On Mon, Dec 16, 2024 at 05:27:53PM -0800, Darrick J. Wong wrote:
> > lot more work to move them and generates more metadata vs moving unshared
> > blocks.  That being said it at least handles reflinks, which this currently
> > doesn't.  I'll take a look at it for ideas on implementing shared block
> > support for the GC code.
> 
> Hrmm.  For defragmenting free space, I thought it was best to move the
> most highly shared extents first to increase the likelihood that the new
> space allocation would be contiguous and not contribute to bmbt
> expansion.

How does moving a highly shared extent vs a less shared extent help
with keeping free space contiguous?  What matters for that in a non-zoned
interface is that the extent is between two free space or soon to be
free space extents, but the amount of sharing shouldn't really matter.

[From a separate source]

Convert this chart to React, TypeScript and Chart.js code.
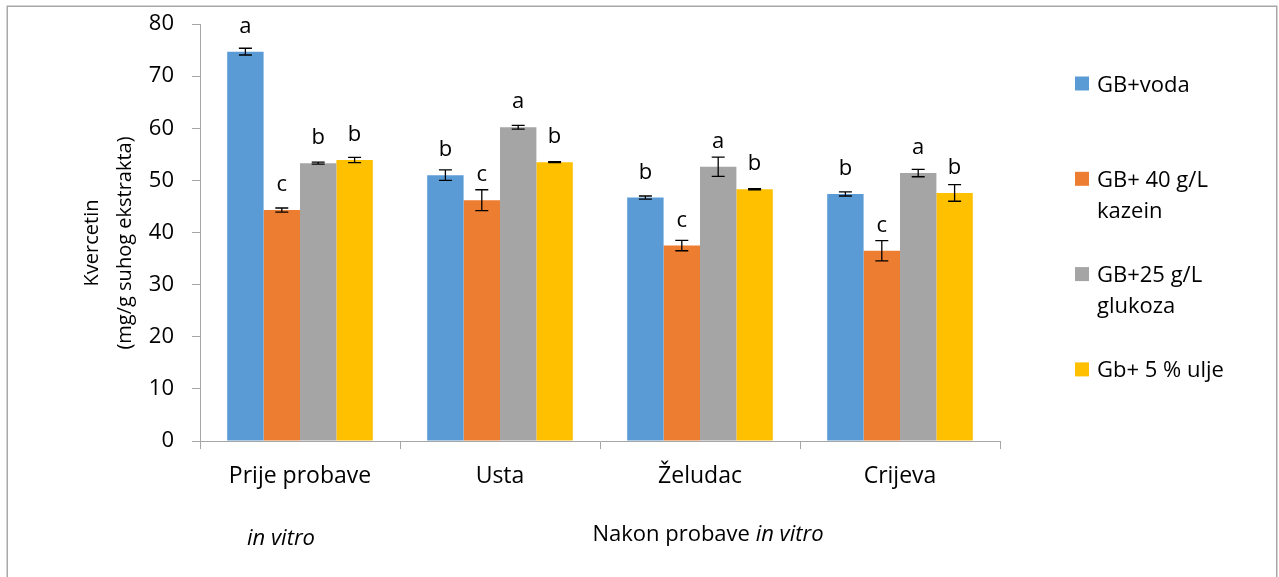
import React, { useEffect, useRef } from "react";
import { Chart, registerables } from "chart.js";

Chart.register(...registerables);

const categories = ["Prije probave", "Usta", "Želudac", "Crijeva"];
const seriesLabels = ["GB+voda", "GB+ 40 g/L\nkazein", "GB+25 g/L\nglukoza", "Gb+ 5 % ulje"];
const seriesColors = ["#5B9BD5", "#ED7D31", "#A5A5A5", "#FFC000"];

const vodaValues = [74.7, 51.0, 46.7, 47.4];
const kazeinValues = [44.3, 46.2, 37.5, 36.5];
const glukozaValues = [53.3, 60.2, 52.6, 51.4];
const uljeValues = [53.9, 53.5, 48.3, 47.6];

const vodaErrors = [0.65, 1.0, 0.3, 0.4];
const kazeinErrors = [0.4, 2.0, 1.0, 1.95];
const glukozaErrors = [0.2, 0.35, 1.85, 0.7];
const uljeErrors = [0.5, 0.1, 0.1, 1.6];

const vodaLetters = ["a", "b", "b", "b"];
const kazeinLetters = ["c", "c", "c", "c"];
const glukozaLetters = ["b", "a", "a", "a"];
const uljeLetters = ["b", "b", "b", "b"];

const yMin = 0;
const yMax = 80;
const yStep = 10;

const yTitleLines = ["Kvercetin", "(mg/g suhog ekstrakta)"];
const subLabelLeft = "in vitro";
const subLabelRightPlain = "Nakon probave ";
const subLabelRightItalic = "in vitro";

const FONT = "'Open Sans', sans-serif";
const AXIS_COLOR = "#a6a6a6";

const allValues = [vodaValues, kazeinValues, glukozaValues, uljeValues];
const allErrors = [vodaErrors, kazeinErrors, glukozaErrors, uljeErrors];
const allLetters = [vodaLetters, kazeinLetters, glukozaLetters, uljeLetters];

const decorPlugin = {
  id: "decor",
  beforeDraw(chart: any) {
    const { ctx, width, height } = chart;
    ctx.save();
    ctx.fillStyle = "#ffffff";
    ctx.fillRect(0, 0, width, height);
    ctx.strokeStyle = "#a8a8a8";
    ctx.lineWidth = 1.5;
    ctx.strokeRect(7.25, 6.25, 1269.5, 700);
    ctx.restore();
  },
  afterDatasetsDraw(chart: any) {
    const { ctx, chartArea } = chart;
    const yScale = chart.scales.y;
    ctx.save();
    chart.data.datasets.forEach((ds: any, di: number) => {
      const meta = chart.getDatasetMeta(di);
      meta.data.forEach((el: any, i: number) => {
        const v = ds.data[i];
        const e = ds.errors[i];
        const yTop = yScale.getPixelForValue(v + e);
        const yBot = yScale.getPixelForValue(v - e);
        const x = el.x;
        ctx.strokeStyle = "#000000";
        ctx.lineWidth = 1.3;
        ctx.beginPath();
        ctx.moveTo(x, yTop);
        ctx.lineTo(x, yBot);
        ctx.moveTo(x - 6.5, yTop);
        ctx.lineTo(x + 6.5, yTop);
        ctx.moveTo(x - 6.5, yBot);
        ctx.lineTo(x + 6.5, yBot);
        ctx.stroke();
        ctx.fillStyle = "#000000";
        ctx.font = `22px ${FONT}`;
        ctx.textAlign = "center";
        ctx.textBaseline = "alphabetic";
        const by = Math.max(el.y - 19, chartArea.top);
        ctx.fillText(ds.letters[i], x, by);
      });
    });
    ctx.restore();
  },
  afterDraw(chart: any) {
    const { ctx } = chart;
    ctx.save();
    ctx.fillStyle = "#000000";
    ctx.font = `20px ${FONT}`;
    ctx.textAlign = "center";
    ctx.textBaseline = "middle";
    yTitleLines.forEach((line, i) => {
      ctx.save();
      ctx.translate(92 + i * 33, 243);
      ctx.rotate(-Math.PI / 2);
      ctx.fillText(line, 0, 0);
      ctx.restore();
    });
    ctx.textBaseline = "alphabetic";
    ctx.font = `italic 22px ${FONT}`;
    ctx.textAlign = "center";
    ctx.fillText(subLabelLeft, 281, 545);
    ctx.font = `22px ${FONT}`;
    const w1 = ctx.measureText(subLabelRightPlain).width;
    ctx.font = `italic 22px ${FONT}`;
    const w2 = ctx.measureText(subLabelRightItalic).width;
    const startX = 708 - (w1 + w2) / 2;
    ctx.textAlign = "left";
    ctx.font = `22px ${FONT}`;
    ctx.fillText(subLabelRightPlain, startX, 541);
    ctx.font = `italic 22px ${FONT}`;
    ctx.fillText(subLabelRightItalic, startX + w1, 541);
    chart.data.datasets.forEach((ds: any, i: number) => {
      const cy = 83.5 + i * 95.3;
      ctx.fillStyle = ds.backgroundColor;
      ctx.fillRect(1075, cy - 7, 14, 14);
      ctx.fillStyle = "#000000";
      ctx.font = `22px ${FONT}`;
      ctx.textAlign = "left";
      ctx.textBaseline = "alphabetic";
      String(ds.label)
        .split("\n")
        .forEach((line: string, li: number) => {
          ctx.fillText(line, 1097, cy + 8 + li * 31);
        });
    });
    ctx.restore();
  },
};

export default function App() {
  const canvasRef = useRef<HTMLCanvasElement | null>(null);

  useEffect(() => {
    const canvas = canvasRef.current;
    if (!canvas) return;
    const chart = new Chart(canvas, {
      type: "bar",
      data: {
        labels: categories,
        datasets: seriesLabels.map((label, i) => ({
          label,
          data: allValues[i],
          errors: allErrors[i],
          letters: allLetters[i],
          backgroundColor: seriesColors[i],
          borderWidth: 0,
          categoryPercentage: 0.728,
          barPercentage: 1.0,
        })) as any,
      },
      options: {
        responsive: false,
        animation: false,
        devicePixelRatio: 1,
        layout: { padding: { left: 0, right: 279, top: 24, bottom: 0 } },
        plugins: {
          legend: { display: false },
          tooltip: { enabled: false },
        },
        scales: {
          x: {
            ticks: { padding: 14, font: { family: FONT, size: 23 }, color: "#000000" },
            grid: { offset: true, drawOnChartArea: false, drawTicks: true, tickLength: 8, color: AXIS_COLOR },
            border: { display: true, color: AXIS_COLOR, width: 1 },
            afterFit: (s: any) => {
              s.height = 136;
              s.paddingLeft = 0;
              s.paddingRight = 0;
            },
          },
          y: {
            min: yMin,
            max: yMax,
            ticks: { stepSize: yStep, padding: 18, font: { family: FONT, size: 22 }, color: "#000000" },
            grid: { drawOnChartArea: false, drawTicks: true, tickLength: 8, color: AXIS_COLOR },
            border: { display: true, color: AXIS_COLOR, width: 1 },
            afterFit: (s: any) => {
              s.width = 200;
              s.paddingTop = 0;
              s.paddingBottom = 0;
            },
          },
        },
      } as any,
      plugins: [decorPlugin],
    });
    return () => chart.destroy();
  }, []);

  return (
    <div style={{ position: "absolute", left: 0, top: 0, width: 1279, height: 577 }}>
      <canvas ref={canvasRef} width={1279} height={577} style={{ display: "block" }} />
    </div>
  );
}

> For zone gc we have to clear out the whole rtgroup and we don't have a
> /lot/ of control so maybe that matters less.  OTOH we know how much
> space we can get out of the zone, so

But yes, independent of the above question, freespace for the zone
allocator is always very contiguous.

> <nod> I'd definitely give the in-kernel gc a means to stop the userspace
> gc if the zone runs out of space and it clearly isn't making progress.
> The tricky part is how do we give the userspace gc one of the "gc
> zones"?

Yes.  And how do we kill it when it doesn't act in time?  How do we
even ensure it acts in time.  How do we deal with userspace GC not
running or getting killed?

I have to say all my experiments with user space call ups for activity
triggered by kernel fast path and memory reclaim activity have been
overwhelmingly negative.  I won't NAK any of someone wants to experiment,
but I don't plan to spend my time on it.

> Ah, right!  Would you mind putting that in a comment somewhere?

Will do.

> > 1 device XFS configurations we'll hit a metadata write error sooner
> > or later and shut the file system down, but with an external RT device
> > we don't and basically never shut down which is rather problematic.
> > So I'm tempted to add code to (at least optionally) shut down after
> > data write errors.
> 
> It would be kinda nice if we could report write(back) errors via
> fanotify, but that's buried so deep in the filesystems that seems
> tricky.

Reporting that is more useful than just the shutdown would be useful.
How we get it on the other hand might be a bit hard.